To identify and anonymize PII within text fields like "notes", "comments", or "descriptions"
When working with unstructured data that may contain embedded identifiers
To prepare free-text data for AI-powered generation or duplication without privacy risk
Follow the interactive guide below to apply a free text de-identification.
Free text de-identification helps ensure even your unstructured data is privacy-safe. Use it when working with comments, descriptions, or any column that may include sensitive terms embedded in natural language.
Under Encoding type > Locale, you can define the locale used by the text processing models for text columns containing PII.
Syntho supports detection and de-identification of PII fields for the languages English and Dutch in columns containing free text data.
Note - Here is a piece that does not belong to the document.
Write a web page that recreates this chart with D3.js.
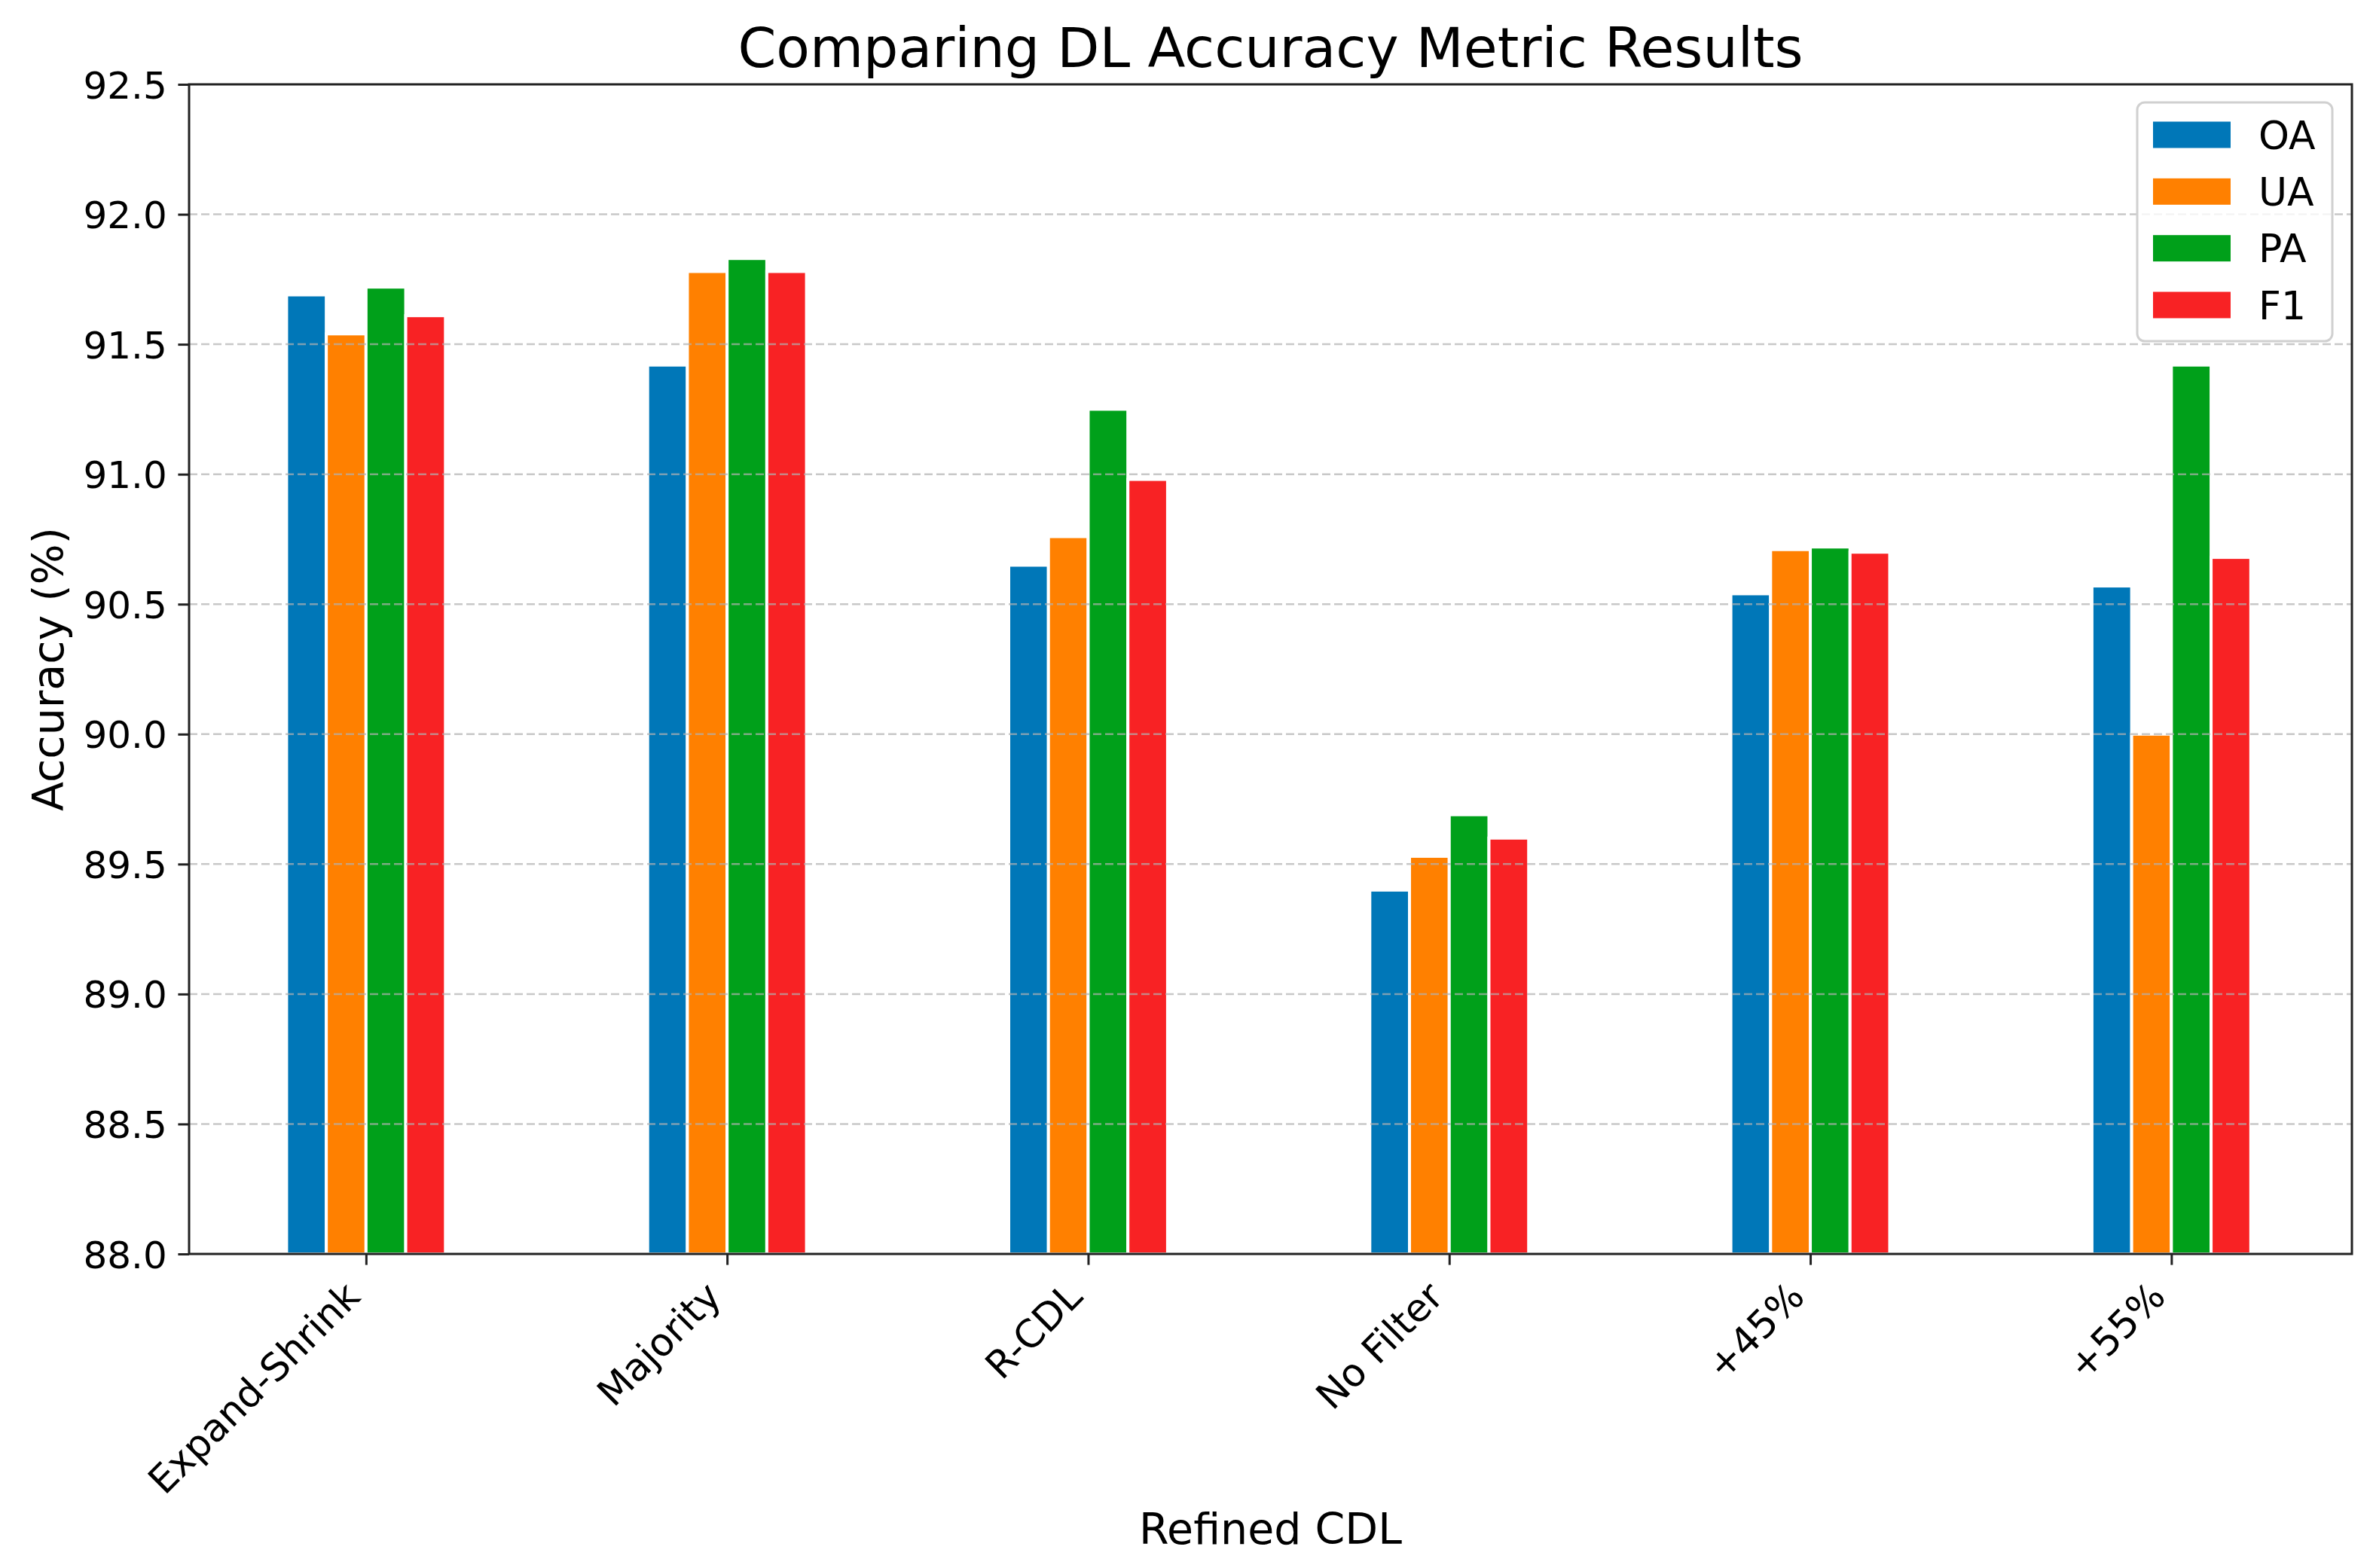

Syntho allows adding NLP (natural language processing) models with limited support for different languages (see next section).
When you apply the PII text scanner to specific columns, Syntho automatically scans for PII elements in those columns. Identified PII elements can then be replaced with mock data. Syntho employs a variety of algorithms and methods to improve the scanning process.
Here's an overview of the steps taken in the detection process, in chronological order:
Regex: for pattern recognition.
Named Entity Recognition (NER): to recognize natural language PII entities.
Checksums: to validate detected patterns.
Context words: to increase detection certainty.
Label: to label detected PII entity with a descriptor of the entity.
(Optional) Obfuscate: to replace detected PII descriptors with mock data.
PII Detection and Confidence Score: The PII text scanner may identify multiple potential Personally Identifiable Information (PII) entities within a text column. When this occurs, the entity with the highest confidence score is presented to the user. However, it's important to understand that a high confidence score doesn't guarantee accuracy. This could result in mislabeling the type of PII detected.
Internet Requirement for Non-Default NLP Models: If you opt to use specialized Natural Language Processing (NLP) models to accommodate different languages or regions, an active internet connection is necessary to download these models.
Detection Methods: The scanner employs a multi-method approach for PII detection, including the use of Regex patterns, Named Entity Recognition (NER) models, checksum validation, and examination of context words. Note that the effectiveness of the NER models can vary in different context it's being used. For instance, a NER model trained on Wikipedia text may not perform well when applied to medical data.